4. Vadim was invited by Mrs. King to an "impromptu soirée". (175). At the gathering were "only six people in a spacious parlor, not counting two painted girl-children in Tyrolean dress [...]" (176)

Subsequently: "[...] The two cold-thighed chessy-necked girleens were now engaged in a quarrelsome game as to who would sit on my left knee, that side of my lap where the honey was, trying to straddle Left Knee, warbling in Tyrolese and pushing each other off, and cousin Fay kept bending toward me and saying in a macabre accent: "Elles vous aiment tant! Finally I pinched and twisted the nearest buttock, and with a squeal they resumed their running around, like the eternal little pleasure-park train, brushing the brambles. (180)

Couturier noted that “that side of [his] lap where the honey was” was another poetic metaphor to avoid naming the real thing. (86)

5. Couturier wrote: "Dolly, whom he had fondled but not possessed at the time when she was a nymphet, reappears at this point in the story; she is now twenty-four. She claims she had 'always had a crush' on him when he mesmerized her on his lap, 'playing sweet Uncle Gasper'". (83)
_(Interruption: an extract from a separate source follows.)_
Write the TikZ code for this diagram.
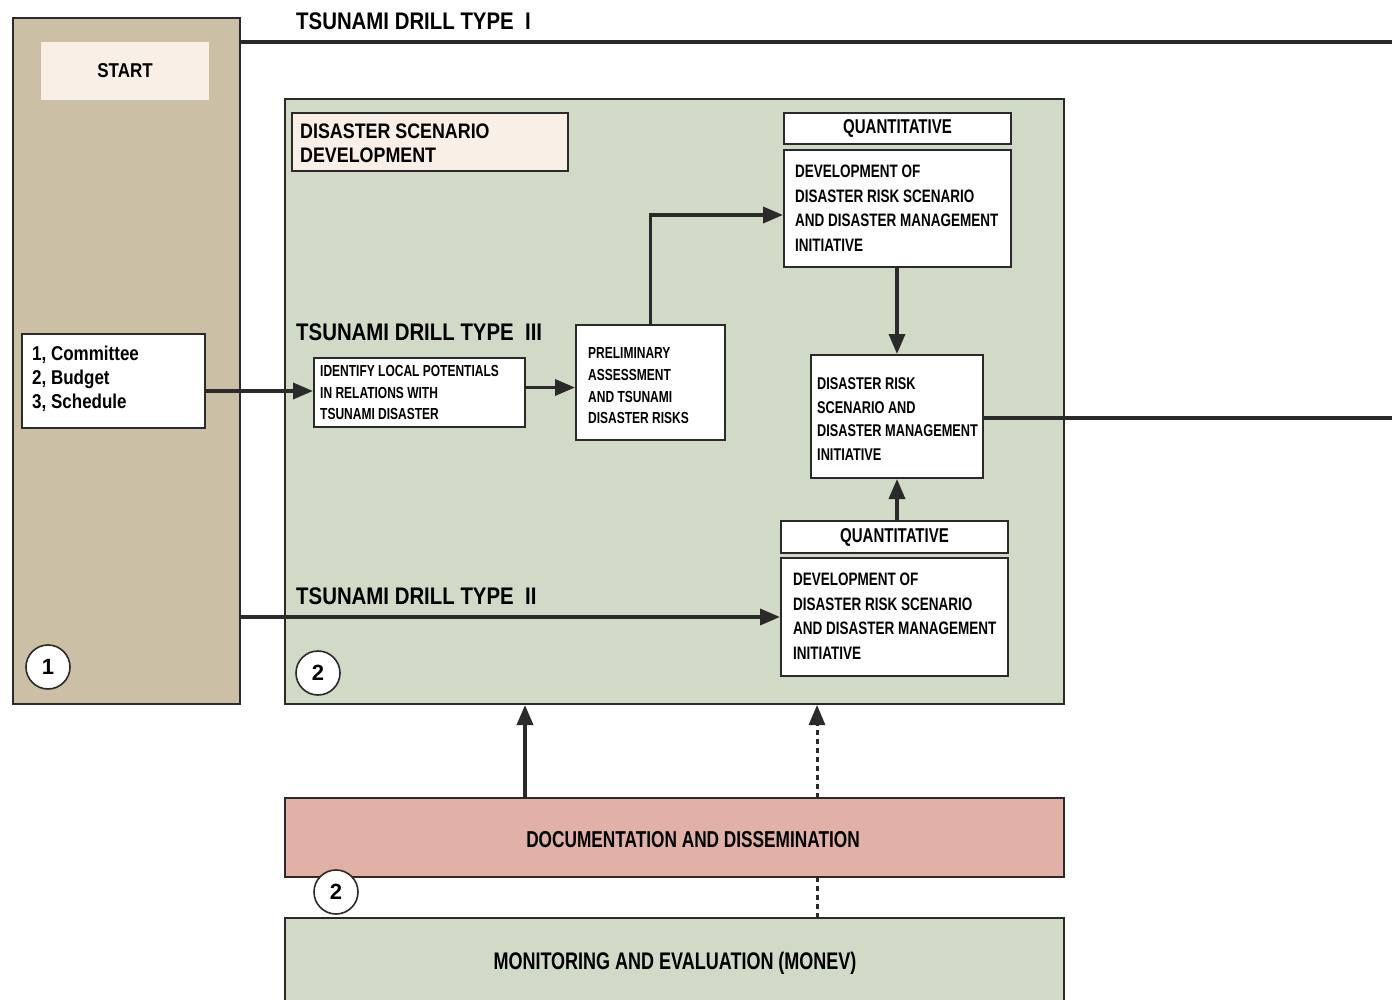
\documentclass[tikz,border=0pt]{standalone}
\usepackage{fontspec}
\setmainfont{Liberation Sans}
\newfontfamily\cndA[FakeStretch=0.85]{Liberation Sans}
\newfontfamily\cndB[FakeStretch=0.75]{Liberation Sans}
\usetikzlibrary{arrows.meta}
\definecolor{tanfill}{HTML}{CBBFA5}
\definecolor{greenfill}{HTML}{D0DAC6}
\definecolor{creamfill}{HTML}{FAEFE6}
\definecolor{pinkfill}{HTML}{E1B0A6}
\definecolor{edge}{HTML}{2A2A2A}
\begin{document}
\begin{tikzpicture}[x=1pt,y=-1pt,
  panel/.style={draw=edge, line width=2pt, inner sep=0pt},
  box/.style={draw=edge, line width=2pt, fill=white, inner sep=0pt},
  head/.style={font=\cndA\bfseries\fontsize{24}{28}\selectfont, anchor=west, inner sep=0pt},
  btxt/.style={font=\cndB\bfseries\fontsize{18}{24.5}\selectfont, align=left, anchor=west, inner sep=0pt},
  conn/.style={line width=3.5pt, draw=edge},
  arr/.style={conn, -{Triangle[length=20pt,width=16pt]}},
  darr/.style={line width=3pt, draw=edge, dashed, dash pattern=on 5pt off 4pt, -{Triangle[length=20pt,width=16pt]}},
  dline/.style={line width=3pt, draw=edge, dash pattern=on 5pt off 4pt},
  num/.style={circle, draw=edge, line width=1.6pt, fill=white, minimum size=44pt, inner sep=0pt, font=\bfseries\fontsize{22}{22}\selectfont}
]
\clip (0,0) rectangle (1392,1000);
\useasboundingbox (0,0) rectangle (1392,1000);
\fill[white] (0,0) rectangle (1392,1000);

% panels
\node[panel, fill=tanfill, minimum width=227pt, minimum height=686pt] (tan) at (126.5,361) {};
\node[fill=creamfill, minimum width=168pt, minimum height=58pt, inner sep=0pt, font=\cndA\bfseries\fontsize{20}{24}\selectfont] (start) at (125,71) {START};
\node[panel, fill=greenfill, minimum width=779pt, minimum height=605pt] (green) at (674.5,401.5) {};
\node[panel, fill=pinkfill, minimum width=779pt, minimum height=79pt] (doc) at (674.5,837.5) {};
\node[font=\cndB\bfseries\fontsize{23}{26}\selectfont, inner sep=0pt] (doctxt) at (693,840) {DOCUMENTATION AND DISSEMINATION};
\node[panel, fill=greenfill, minimum width=779pt, minimum height=104pt] (monev) at (674.5,970) {};
\node[font=\cndB\bfseries\fontsize{24}{26}\selectfont, inner sep=0pt] (monevtxt) at (675,963) {MONITORING AND EVALUATION (MONEV)};

% headings
\node[head] (t1) at (296,21) {TSUNAMI DRILL TYPE~~I};
\node[head] (t3) at (296,332) {TSUNAMI DRILL TYPE~~III};
\node[head] (t2) at (296,596) {TSUNAMI DRILL TYPE~~II};

% boxes
\node[box, fill=creamfill, minimum width=276pt, minimum height=58pt] (dsd) at (430,142) {};
\node[font=\cndA\bfseries\fontsize{21}{24}\selectfont, align=left, anchor=west, inner sep=0pt] (dsdtxt) at (300,143) {DISASTER SCENARIO\\DEVELOPMENT};

\node[box, minimum width=183pt, minimum height=94pt] (comm) at (113.5,381) {};
\node[font=\cndA\bfseries\fontsize{20}{24}\selectfont, align=left, anchor=west, inner sep=0pt] (commtxt) at (32,379) {1, Committee\\2, Budget\\3, Schedule};

\node[box, minimum width=211pt, minimum height=69pt] (ident) at (419.5,392.5) {};
\node[font=\cndB\bfseries\fontsize{16}{21.5}\selectfont, align=left, anchor=west, inner sep=0pt] (identtxt) at (320,392.5) {IDENTIFY LOCAL POTENTIALS\\IN RELATIONS WITH\\TSUNAMI DISASTER};

\node[box, minimum width=149pt, minimum height=115pt] (prelim) at (650.5,382.5) {};
\node[font=\cndB\bfseries\fontsize{16}{21.7}\selectfont, align=left, anchor=west, inner sep=0pt] (prelimtxt) at (588,386) {PRELIMINARY\\ASSESSMENT\\AND TSUNAMI\\DISASTER RISKS};

\node[box, minimum width=227pt, minimum height=31pt, font=\cndB\bfseries\fontsize{20}{22}\selectfont] (qtop) at (897.5,128.5) {QUANTITATIVE};
\node[box, minimum width=227pt, minimum height=117pt] (devtop) at (897.5,208.5) {};
\node[btxt] (devtoptxt) at (795,208) {DEVELOPMENT OF\\DISASTER RISK SCENARIO\\AND DISASTER MANAGEMENT\\INITIATIVE};

\node[box, minimum width=172pt, minimum height=123pt] (drisk) at (897,416.5) {};
\node[font=\cndB\bfseries\fontsize{17}{23.5}\selectfont, align=left, anchor=west, inner sep=0pt] (drisktxt) at (817,419) {DISASTER RISK\\SCENARIO AND\\DISASTER MANAGEMENT\\INITIATIVE};

\node[box, minimum width=227pt, minimum height=32pt, font=\cndB\bfseries\fontsize{20}{22}\selectfont] (qbot) at (894.5,537) {QUANTITATIVE};
\node[box, minimum width=227pt, minimum height=118pt] (devbot) at (894.5,617) {};
\node[btxt] (devbottxt) at (793,616) {DEVELOPMENT OF\\DISASTER RISK SCENARIO\\AND DISASTER MANAGEMENT\\INITIATIVE};

% number markers
\node[num] (n1) at (48,667) {1};
\node[num] (n2) at (318,673) {2};
\node[num] (n3) at (336,892) {2};

% connectors
\coordinate (t1a) at (240,42);
\coordinate (t1b) at (1392,42);
\draw[conn] (t1a) -- (t1b);
\coordinate (ce) at ([yshift=1.5pt]ident.west);
\draw[arr] (comm.east |- ce) -- (ce);
\coordinate (ie) at ([yshift=5pt]ident.east);
\draw[arr] (ie) -- (ie -| prelim.west);
\coordinate (dw) at ([yshift=-6.5pt]devtop.west);
\draw[arr] (prelim.north) |- (dw);
\draw[arr] (drisk.north |- devtop.south) -- (drisk.north);
\draw[arr] (drisk.south |- qbot.north) -- (drisk.south);
\coordinate (riskend) at (1392,418);
\draw[conn] (drisk.east |- riskend) -- (riskend);
\draw[arr] (tan.east |- devbot.west) -- (devbot.west);
\coordinate (d1) at (525,798);
\draw[arr] (d1) -- (d1 |- green.south);
\coordinate (d2) at (817,798);
\draw[darr] (d2) -- (d2 |- green.south);
\coordinate (d3) at (817,918);
\draw[dline] (d3) -- (d3 |- doc.south);
\end{tikzpicture}
\end{document}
"One day, she walks into his office at the university and challenges him to make love to her, emulating Lolita at the Enchanted Hunters: Smiling, she swept the examination books off the desk and perched upon it with her bare shins in my face. What might have promised the most refined ardors turned out to be the tritest scene in this memoir. I hastened to quench a thirst that had been burning a hole in the mixed metaphor of my life ever since I had fondled a quite different Dolly thirteen years earlier [when she was eleven]. The ultimate convulsion rocked the desk lamp, and from the class just across the corridor came a burst of applause at the end of Professor King’s last lecture of the season." (139–40)

Sources:

Couturier, Maurice. Nabokov's Eros and the Poetics of Desire. Palgrave
        Macmillan, 2014. Kindle Edition.   

Nabokov, Vladimir. Look at the Harlequins!. McGraw-Hill , 1974.  
Poirier, Richard. “Look at the Harlequins!” The New York Times, 13 Oct. 1974, 
       www.nytimes.com/books/97/03/02/lifetimes/nab-r-harlequins.html.